Natalia Miyar heralds a pattern resistance
Natalia Miyar, interior architect and designer, shows how bold colours, clashing prints, vibrant art and geometric patterns work together to create a refreshed concept of maximalism for contemporary living. Natalia Miyar Atelier does not have a house style, rather spaces are tailored to clients’ tastes and lifestyles yet an injection of pattern is a key thread throughout Natalia’s designs – from bright bold pop-art cinema rooms to relaxed sanctuary spaces that are filled with pattern in pared back palettes. Natalia advocates that maximalism needn’t be overpowering and reveals five ways to incorporate pattern and print to create one-of-a-kind jewel-box spaces that feel comfortable, carefully considered and calm despite being filled with colour, print and pattern.
Let art be your guide
Art can play a key role in choosing room scheme colours and helps anchor the palette. Natalia’s design in a snug cinema room is led by the vibrant art on the wall. The colours and textures on the sofas, cushions and wall covering take inspiration from the burnished orange tones, vibrant turquoise and earthy browns. The art features contrasting depth of tone which is reflected in the layering within the room. The patterns of the brightly coloured cushions tie in with the playful artworks and introduce a warm tone to the space. ”Let your art lead the room, art can be as personal and fun as you want it to be. Once you have the standout colours within a piece of art or print you can design the room around it by picking out key colours that work alongside it or go all out and choose bold clashing prints that will have an unexpected result.”
All the trimmings
Natalia uses embellishments to further enhance the effect of colour and pattern in a space. Tassels or fringing on cushions, chairs and rugs and colourful piping on headboards provide the finishing touch for a maximalist interior, pulling a palette together. Piping and trimmed edges on furniture and soft furnishings help to frame the chosen pattern, draw out a key colour and give it a lively edge. “The added interest and texture of tassels and trimmings alongside graphic prints and colourful schemes invokes a sense of colour and life. It’s a good way to introduce colour and style especially I find it elevates the attention to details and adds a sense of maximalist style to any space in the home.”
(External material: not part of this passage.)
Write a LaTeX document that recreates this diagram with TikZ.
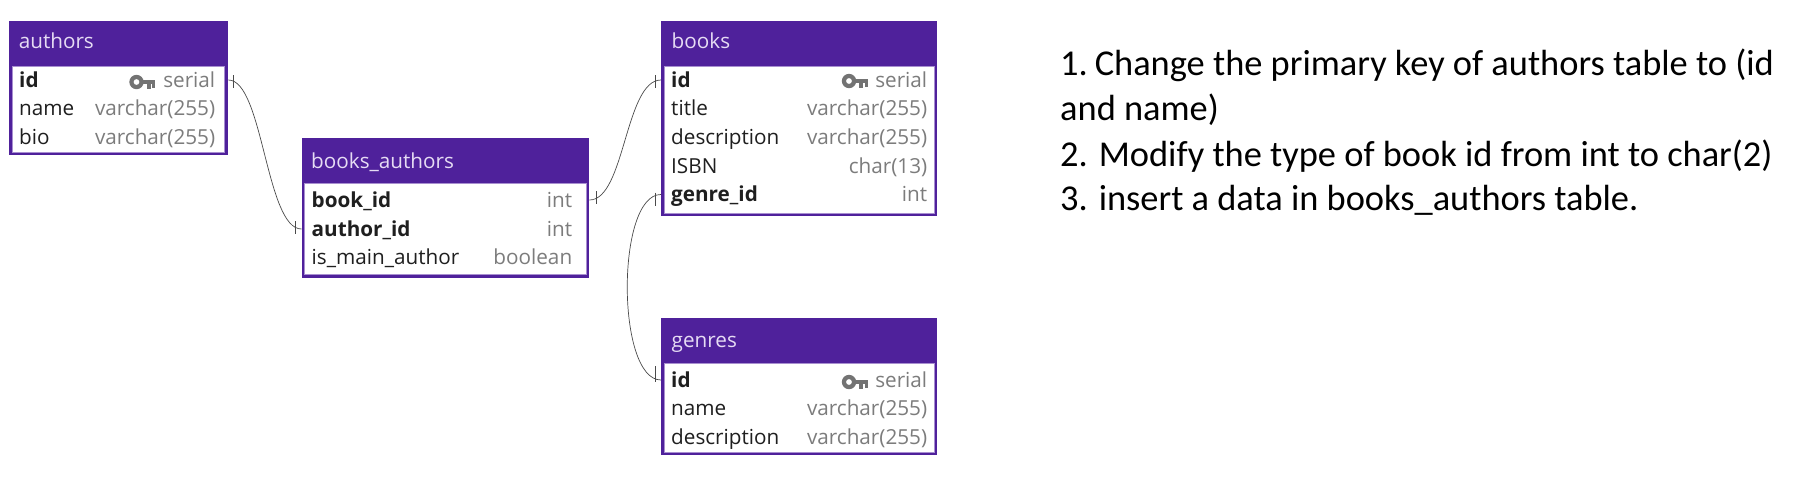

Muted patterns for calm spaces
Natalia finds it is possible to create a statement in rooms with a neutral palette by using a combination of geometric and more organic designs in pared back tones of pewter, slate and honey. For dark rooms, Natalia recommends painting the room all one colour, including the ceiling and punctuating the space with pattern and texture to create a cosy and welcoming retreat. A room in squid-ink black, aubergine or petrol blue allows the pale prints and soft furnishings to stand out.
“When I design a neutral room, I choose muted fabrics with texture and tonal pattern for added interest. You can combine many different small-scale patterns and textures in the same colour family for a room that is soft but interesting. I use mismatched throws, cushions and lampshades to liven up an otherwise neutral space. Bright colour doesn’t need to be used in every scheme, but remember to include great lighting to highlight the tonal changes within a neutral space.”
Traditional and contemporary contrast
Natalia uses unexpected combinations combining a classic style such as tweed, with a futuristic colourful fabric to update a vintage feel. By paring retro orange tones, burnished browns and rusty reds in a traditional print with bolder colours and modern designs it is possible to create a statement look that is grounded in references to history. “I love reviving classic furnishings such as bolster cushions and eiderdowns. People may think such items are passé which makes bringing them back with a modern twist all the more fun. Using an obvious clash of bright watercolour prints with the graphic print of geometric or zig zag lines also adds interest and creates a dynamic scheme.”
Animal print is experiencing a revival with a new desirability. It is declared a versatile ‘new neutral’ by fashion editors and its many variations continue to filter down from the catwalk to the high street. Natalia has long championed using animal prints in a bold yet tasteful way, whether this is featuring a pop of tiger print in a Refined villa, an entire leopard print chair in the Dimensional apartment or a zebra print rug in her Cosy barn project. “I have an obsession with animal prints – I think they can look eclectic yet very stylish. Leopard prints add a feeling of wild energy I find. If you are uncertain of including animal prints within your home, use a throw cushion as a starting point and see where it takes you!”